The vast majority of toys bear age labels whether they are legally required or not. All toys that are not suitable for children under 36 months must bear a prominent label stating so. However, in general toys give guidance as to what age group they are intended for. These serve as a guide as to what age group will benefit from the toy the most, in terms of fun and development. Here is a brief guide of what kinds of toys suit different age groups: Under three years - The biggest threat that toys pose to children of this age is choking hazard. Babies and toddlers tend to put almost everything they lay their hands on in their mouths. Because of this, very small toys or toys with small parts are particularly unsuitable. In addition, keep marbles and small balls out of their reach; be careful with inflatable toys and balloons; and avoid toys with sharp or pointy edges. Three to five years - Children really come into their own at this age and are able for much more sophisticated toys. However, you should remain vigilant as certain toys could pose a risk to them.
Avoid toys with thin plastic that might break and cause injury. Ages six to twelve - By this age children will be able to safely play with almost any toy you give them. However, always read the instruction leaflets for maintenance guides and hazard warnings. For example, if you buy a skateboard or a bike for your child, you should also buy protective equipment. If you buy a trampoline, you will need to carry out maintenance on it regularly. If you have children of different ages things can become a little complicated. When you have lots of different toys that are suitable for different ages you have to be super-vigilant. For a start, you should teach older children to keep their toys out of the reach of younger children. Also, do not simply put all of the toys into one box. Have a separate toy box for each child and make sure they do not swap toys.

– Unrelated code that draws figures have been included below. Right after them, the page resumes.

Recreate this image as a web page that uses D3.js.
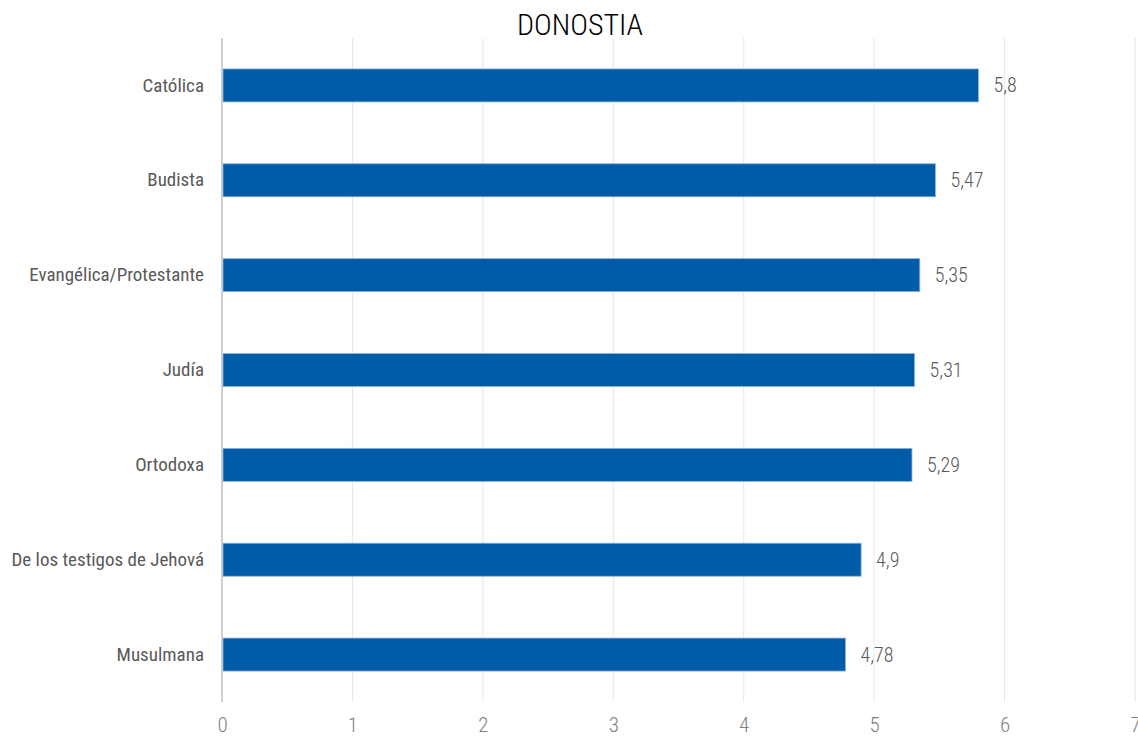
<!DOCTYPE html>
<html><head><meta charset="utf-8">
<script src="https://cdn.jsdelivr.net/npm/d3@7"></script>
<style>
html,body{margin:0;padding:0;background:#fff;}
text{font-family:"Liberation Sans Narrow","Roboto Condensed","DejaVu Sans Condensed",sans-serif;font-weight:300;}
</style></head>
<body><svg id="c" width="1138" height="738"></svg>
<script>
const title = "DONOSTIA";
const categories = ["Católica","Budista","Evangélica/Protestante","Judía","Ortodoxa","De los testigos de Jehová","Musulmana"];
const values = [5.8,5.47,5.35,5.31,5.29,4.9,4.78];
const valueLabels = ["5,8","5,47","5,35","5,31","5,29","4,9","4,78"];
const xTicks = [0,1,2,3,4,5,6,7];

const svg = d3.select("#c");
const m = {left:222, right:1135, top:38, bottom:702};
const x = d3.scaleLinear().domain([0,7]).range([m.left, m.right]);
const y = d3.scaleBand().domain(categories).range([m.top, m.bottom]).paddingInner(0.652).paddingOuter(0.326);

svg.append("g").selectAll("line").data(xTicks.slice(1)).join("line")
  .attr("x1",d=>x(d)).attr("x2",d=>x(d)).attr("y1",m.top).attr("y2",m.bottom)
  .attr("stroke","#e6e6e6").attr("stroke-width",1);
svg.append("line").attr("x1",x(0)).attr("x2",x(0)).attr("y1",m.top).attr("y2",m.bottom)
  .attr("stroke","#d0d0d0").attr("stroke-width",2);

svg.append("g").selectAll("rect").data(values).join("rect")
  .attr("x",x(0)+1).attr("y",(d,i)=>y(categories[i]))
  .attr("width",d=>x(d)-x(0)-1).attr("height",y.bandwidth())
  .attr("fill","#005ba9").attr("stroke","#8fb3d9").attr("stroke-width",0.8);

svg.append("g").selectAll("text").data(values).join("text")
  .attr("x",d=>x(d)+15).attr("y",(d,i)=>y(categories[i])+y.bandwidth()/2)
  .attr("dy","0.35em").attr("font-size",20).attr("fill","#595959")
  .text((d,i)=>valueLabels[i]);

const ax = d3.axisLeft(y).tickSize(0).tickPadding(18);
const gy = svg.append("g").attr("transform",`translate(${m.left},0)`).call(ax);
gy.select(".domain").remove();
gy.selectAll("text").attr("font-size",19).attr("fill","#595959").attr("font-family",null).style("font-weight",400);

const axb = d3.axisBottom(x).tickValues(xTicks).tickSize(0).tickPadding(15).tickFormat(d=>String(d));
const gx = svg.append("g").attr("transform",`translate(0,${m.bottom})`).call(axb);
gx.select(".domain").remove();
gx.selectAll("text").attr("font-size",21).attr("fill","#7f7f7f").attr("font-family",null);

svg.append("text").attr("x",580).attr("y",35).attr("text-anchor","middle")
  .attr("font-size",30).attr("fill","#000").text(title);
</script></body></html>
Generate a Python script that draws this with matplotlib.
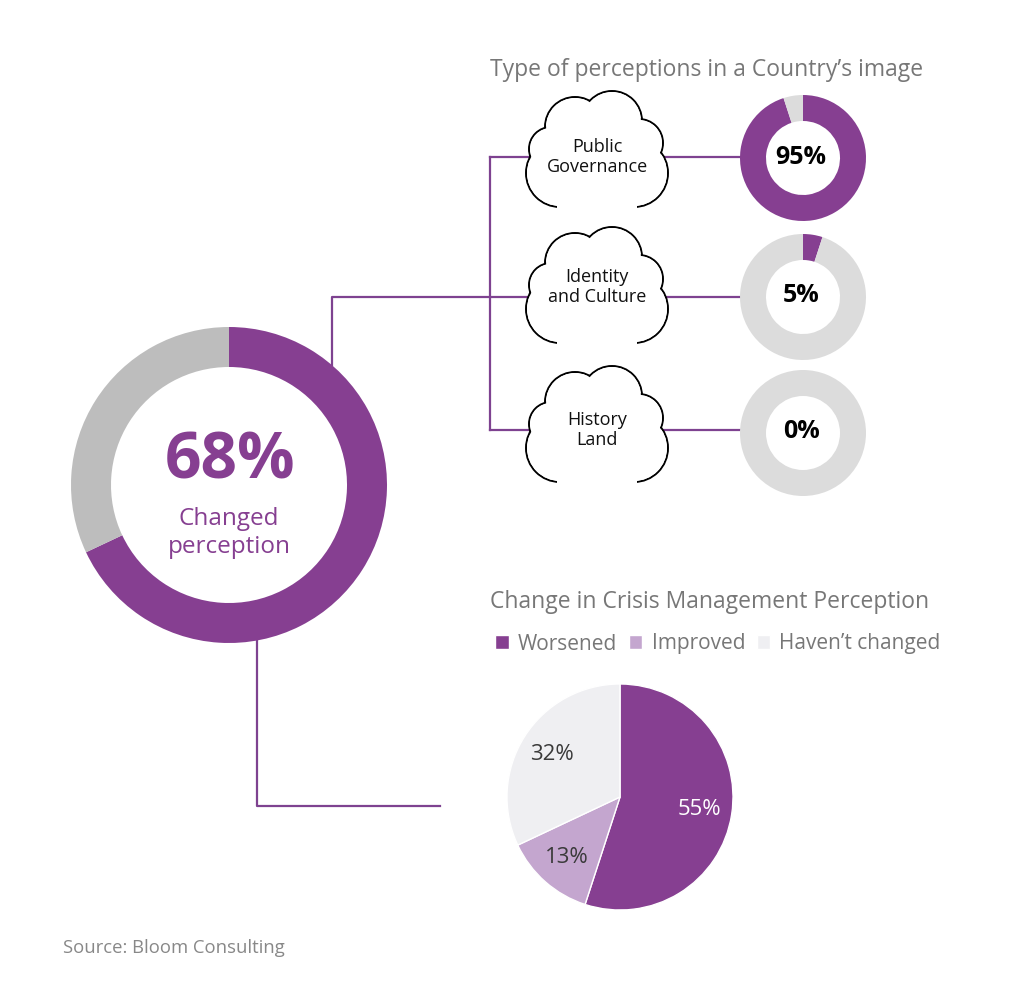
import numpy as np
import matplotlib.pyplot as plt
from matplotlib.patches import Circle, Rectangle

plt.rcParams['font.family'] = ['Open Sans', 'DejaVu Sans']

# data
changed_share = [68, 32]
perception_types = ['Public\nGovernance', 'Identity\nand Culture', 'History\nLand']
perception_values = [95, 5, 0]
crisis_labels = ['Worsened', 'Improved', 'Haven\u2019t changed']
crisis_values = [55, 13, 32]

PURPLE = '#863f91'
LINE = '#7e4290'
GRAY = '#bdbdbd'
LIGHTGRAY = '#dcdcdc'
TXT = '#777777'
H = 990

fig = plt.figure(figsize=(10.24, 9.9), dpi=100)
ax = fig.add_axes([0, 0, 1, 1])


def Y(y):
    # pixel row (from top) -> data y
    return H - y


# connector lines
lw = 1.6
ax.plot([332, 332, 540], [Y(365), Y(297), Y(297)], color=LINE, lw=lw, zorder=1)
ax.plot([490, 490], [Y(157), Y(430)], color=LINE, lw=lw, zorder=1)
ax.plot([490, 540], [Y(157), Y(157)], color=LINE, lw=lw, zorder=1)
ax.plot([490, 540], [Y(430), Y(430)], color=LINE, lw=lw, zorder=1)
for yy in [157, 297, 430]:
    ax.plot([660, 745], [Y(yy), Y(yy)], color=LINE, lw=lw, zorder=1)
ax.plot([257, 257, 440], [Y(640), Y(806), Y(806)], color=LINE, lw=lw, zorder=1)

# big donut
ax.pie(changed_share, center=(229, Y(485)), radius=158, startangle=90,
       counterclock=False, colors=[PURPLE, GRAY],
       wedgeprops=dict(width=40, linewidth=0), frame=True)
ax.text(230, Y(462), f'{changed_share[0]}%', ha='center', va='center',
        fontsize=46, fontweight='bold', color=PURPLE)
ax.text(229, Y(533), 'Changed\nperception', ha='center', va='center',
        fontsize=17.5, color=PURPLE, linespacing=1.25)

# clouds
lobes = [(-37, -24, 34), (37, -24, 34), (-22, 22, 30), (15, 28, 30),
         (42, 6, 24), (-46, 0, 22)]


def cloud(cx, cy):
    for dx, dy, r in lobes:
        ax.add_patch(Circle((cx + dx, cy + dy), r, fc='white', ec='black',
                            lw=1.4, zorder=3))
    for dx, dy, r in lobes:
        ax.add_patch(Circle((cx + dx, cy + dy), r - 1.1, fc='white',
                            ec='none', zorder=4))
    ax.add_patch(Circle((cx, cy - 10), 42, fc='white', ec='none', zorder=4))
    ax.add_patch(Rectangle((cx - 40, cy - 64), 80, 24, fc='white',
                           ec='none', zorder=5))


cloud_mid = [149, 285, 424]
text_y = [157, 287, 430]
donut_y = [158, 297, 433]
for lab, val, cm, ty, dy in zip(perception_types, perception_values,
                                cloud_mid, text_y, donut_y):
    cloud(597, Y(cm))
    ax.text(597, Y(ty), lab, ha='center', va='center', fontsize=13,
            color='#111111', zorder=6, linespacing=1.2)
    ax.pie([val, 100 - val], center=(803, Y(dy)), radius=63, startangle=90,
           counterclock=False, colors=[PURPLE, LIGHTGRAY],
           wedgeprops=dict(width=26, linewidth=0), frame=True)
    ax.text(801, Y(dy - 1), f'{val}%', ha='center', va='center', fontsize=18,
            fontweight='bold', color='black', zorder=6)

ax.text(490, Y(70), 'Type of perceptions in a Country\u2019s image', ha='left',
        va='center', fontsize=16.5, color=TXT)

# crisis pie
wedges, _, autotexts = ax.pie(crisis_values, center=(620, Y(797)), radius=113,
                              startangle=90, counterclock=False,
                              colors=[PURPLE, '#c4a6cf', '#efeff2'],
                              autopct='%d%%', pctdistance=0.71,
                              wedgeprops=dict(linewidth=1, edgecolor='white'),
                              textprops=dict(fontsize=16, color='#3a3a3a'),
                              frame=True)
autotexts[0].set_color('white')

ax.text(490, Y(602), 'Change in Crisis Management Perception', ha='left',
        va='center', fontsize=16.5, color=TXT)
leg = ax.legend(wedges, crisis_labels, loc='center left', ncol=3,
                bbox_to_anchor=(495 / 1024, 1 - 644 / H), frameon=False,
                fontsize=15, labelcolor=TXT, handlelength=0.65, handleheight=0.65,
                handletextpad=0.45, columnspacing=0.55, borderaxespad=0,
                borderpad=0)

ax.text(63, Y(948), 'Source: Bloom Consulting', ha='left', va='center',
        fontsize=13.3, color='#888888')

ax.set_xlim(0, 1024)
ax.set_ylim(0, H)
ax.set_aspect('auto')
ax.axis('off')

plt.savefig('out.png', dpi=100, facecolor='white')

Age labels on toys will help you to keep organized in this way. In general, it is a good idea to be neat and tidy with toys. Having toys laying around the house is a common cause of accidents. Also, remember that children are intended to play with toys. All maintenance such as the changing of batteries should be carried out by an adult. While toy safety labels offer a very important safeguard against dangerous toys reaching our children, it is also very important to use your own common sense. Before you buy a toy examine it yourself to make sure that it is sturdy and well constructed. Also check to see if it has any sharp edges or pointy corners. Be extra careful when buying toys for very young children. For example, if you are buying a cuddly toy make sure that all the stitching is secure and that small items such as eyes or the nose are not loose.
If your child has an accident with a toy or you suspect that a toy is dangerous, you should take immediate action. The first step is to take the toy out of the reach of all children. You should then report the toy to the relevant authorities. You will need to keep the toy for examination and you should also try to provide details of when and where you bought the toy. The regulations go along way towards ensuring the toys in or shops are safe. However, consumer vigilance is also a vital part of the battle against dangerous toys.